SQL University is one of the greatest concepts I’ve seen in the SQL Community. Thanks to Jorge Segarra (Blog | Twitter)for coming up with it and organizing it. Today we are going to talk about something dear and close to the concept of SQL University. Blogging! Blogs are an important part of the concept of SQL University. With them we can easily bring this wealth of knowledge in the course syllabus format with writers from the SQL Community in a vast geographical range and range of expertise.
Getting your day-to-day experiences and knowledge out to the community can be tough sometimes. We can share what we know and what we learn with the teams we work in, but the walls of our building keep that from going far. Blogging removes the wall and much does much more for our personal growth.
Promoting and sharing blogs doesn’t only bring with it satisfaction of sharing what you’ve learned but also allows you to help everyone in the community so we can all build our knowledge base.
My own personal story of blogging
I wrote my first blog in November of 2008. The title was, “User to Schema to Roles for controlling security”. I won’t lie; I have learned an enormous amount about how to blog since then. I’ve learned more about writing period! Writing is an art form and catching the audience’s attention is important when you write your blogs. The best part of blogging and writing in general is that everyone has their own way of getting the audience’s attention with humor, technical skills and just downright talent. You hold that talent inside you, but you need to try it to find it and build on it.
In the SQL Community, we have hundreds (if not thousands) of bloggers out there writing daily and providing step-by-step articles that help us learn new things, fix old things and become better DBA’s all around. So why write your own if the wealth of knowledge exists and is still pouring out of all of these SQL Community members?
If it is written already, I don’t need to write it. <– Horrible statement!
The one reason I can give you to not hold back on starting up your own blog and sharing your SQL Server trials is: everyone sees a situation differently and replays that situation to an audience in many different ways. Your way (yes, yours) can be the way that a hundred people grasp while other perspectives leave them with questions. That reason alone takes, “it’s already done” and throws it down the truncate statement. (Haha! SQL nerd humor is awesome!)
Let people review them
Letting your guard down and sending your drafted blogs to friends and peers in the SQL Community can be hard. No one likes to be marked by a red pen or be told that the entire blog may need a new direction. In some cases, technical reviews find errors and mistakes all over the entire process and even directions describing why what you are telling everyone might not be the best way to do it.
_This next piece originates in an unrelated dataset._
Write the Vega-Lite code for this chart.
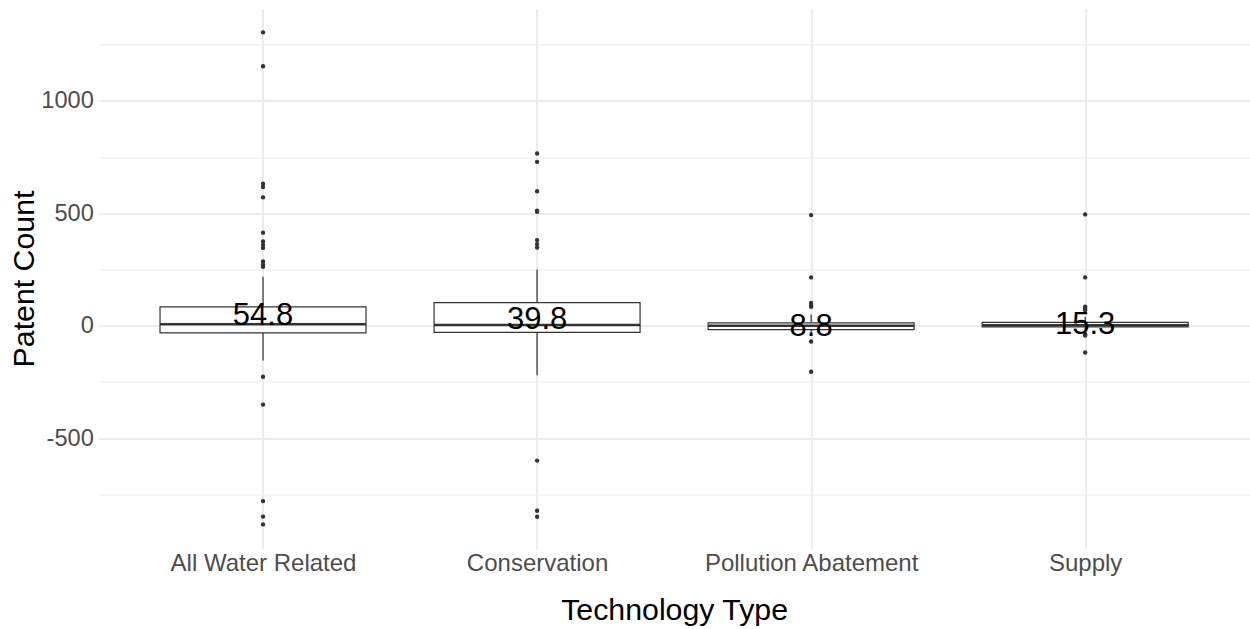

A perfect example is a blog on using TRUNCATE_ONLY. SHRINK and TRUNCATE_ONLY are just bad. (Paul Randal (Blog | Twitter) says so.) Very bad! Google TRUNCATE_ONLY log and you will find plenty of bad advice, unfortunately. The use of this option and action is really not a good thing to do on your SQL Servers. We do see a lot of blogs going out on the topic though, and complete step-by-step instructions on how to do it. If these blogs were placed under a technical review, the author may have gotten this reply:
“Ted, I hate to say it but the blogs needs a lot of help in the technical realm. Your steps are perfect and solid for anyone to take and get a shrinkfile working. No doubt about that! The problem is, you don’t say anything about why shrinkfile is not good and when to use it. Just says: do it! I could see how that might lead to a DBA putting a shrinkfile (or database) into a job and running it endlessly. I would definitely add a description of the action and emergencies where it really is only called on.”
I can also honestly say that most of the SQL Community and bloggers we have would be polite and respectful in while doing a review like this.
Practice if you are unsure
Are you still unsure about blogging? Practice a few blogs. Write them and save them in a lost sea of folders in your Documents. When you do that, keep your eyes and ears open in the community. I can pretty much guarantee you that at some point, someone is going to mention the situation you wrote about either happened to them or they need help on it. Then scramble to get your blog up and give it to them!
Which blogs should I read?
There are leaders in the SQL Community and those leaders all actively blog (and blog a lot). The list could go on forever if we put them into this lesson, but luckily enough we have PASS to the rescue as always. PASS collected a list of community bloggers and posted it.
Still not convinced?
Mike Walsh contributes a lot to the SQL Community. A little while ago Mike spent the time writing a series on blogging. The blog series starts with a video chat session with Brent Ozar on experiences with blogging. Then the series goes into, “Why I should blog”, “How should I blog” and the second part of the interview with Brent. The series is excellent and answers a lot of questions and pumps you up to get into blogging SQL Server and about the community. If I haven’t convinced you how blogging can be extremely gratifying, Mike will.